You’ll not only know this song, you’ll play the embedded recording here over and over. Sadly, it’s the ONLY song that Carl Carlton ever recorded that you, or anyone, ever remembered.
When singer and blues, soul, and funk singer-songwriter Carl Carlton recorded Everlasting Love in 1974 he believed in his version of the song so much that he thought there’d be an endless string of other Carl Carlton hits to come for years to come.
He couldn’t have been more wrong.
Twenty two years old at the time, he had recorded previously, but they were bad tunes, and using the name Little Carl Carlton, leaning on the promotion genius of a misguided record producer that said the name and his vocal similarities would attract the same audience as Little Stevie Wonder, who was finding a huge audience at that time.
The problem was…Stevie Wonder had hit songs. Carlton did not. Born in Detroit on May 21, 1953, he grew up as the example of a talent that everyone said was destined for greatness, only greatness never looked his way. He grew up bouncing around between record labels and cities…and ironically did some work that became popular in Europe. But his music couldn’t get a sniff on stateside radio.
Then, in the fall of 1973, Carlton settled on a version of a Robert Knight tune entitled ‘Everlasting Love’, which he recognized as having many of the attributes contained in a popular and growing genre called ‘disco’. But again, no one else seemed to believe in his confidence, leaving Carlton to record the song himself in a rented studio in Nashville, Tennessee.

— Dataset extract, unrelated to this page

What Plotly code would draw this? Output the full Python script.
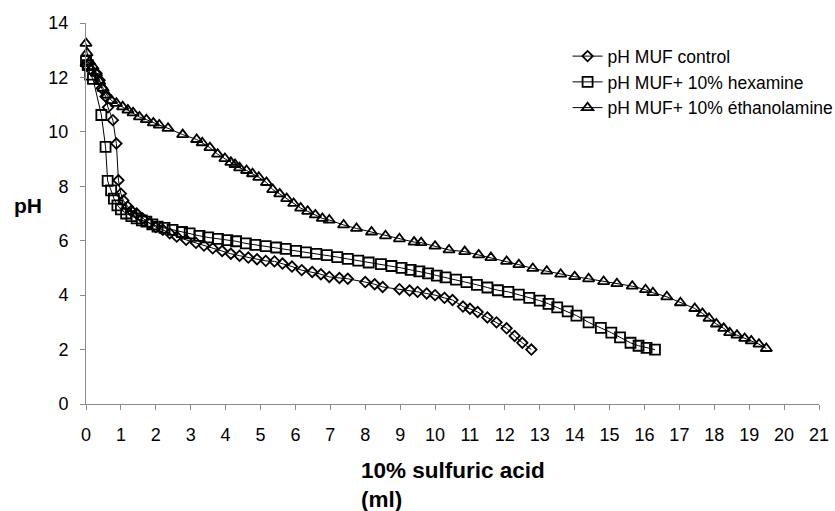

The tune was originally written by Buzz Cason and Mac Gayden, and recorded in 1967 by Knight, but without the driving beat that Carlton envisioned for his version. And one other thing…Carlton believed that overlying harmonies missing from the Knight version would create an intoxicating sound that listeners would recognize and come back to over and over – like the taste of chocolate. He nailed it.
Released on ABC Records in the fall of ’73 as the B-side of a single entitled I Wanna Be Your Main Squeeze, it was lost on listeners. But in July of the following summer, Carlton re-corded the song as an A-side single with disco style remix. It found instant popularity and steadily rose up the Billboard Hot 100 chart, peaking at #6. Carlton rose with it, appearing on the television dance shows to promote the record.
He thought his name and music was destined for greatness, along with Stevie Wonder and The Jackson Five. Hardly! He recorded a number of albums, but just one other single, She’s A Bad Mama Jama, in 1981, that was curiously nominated for a grammy but had no lasting appeal.
From that point on he faded into obscurity – and today the subject of one of music’s best trivia questions. Ask…who recorded Everlasting Love, or what popular song did Carl Carlton record? You get a lot of shrugs and blank stares. No one knows.
They just love the song when they hear it…over and over and over!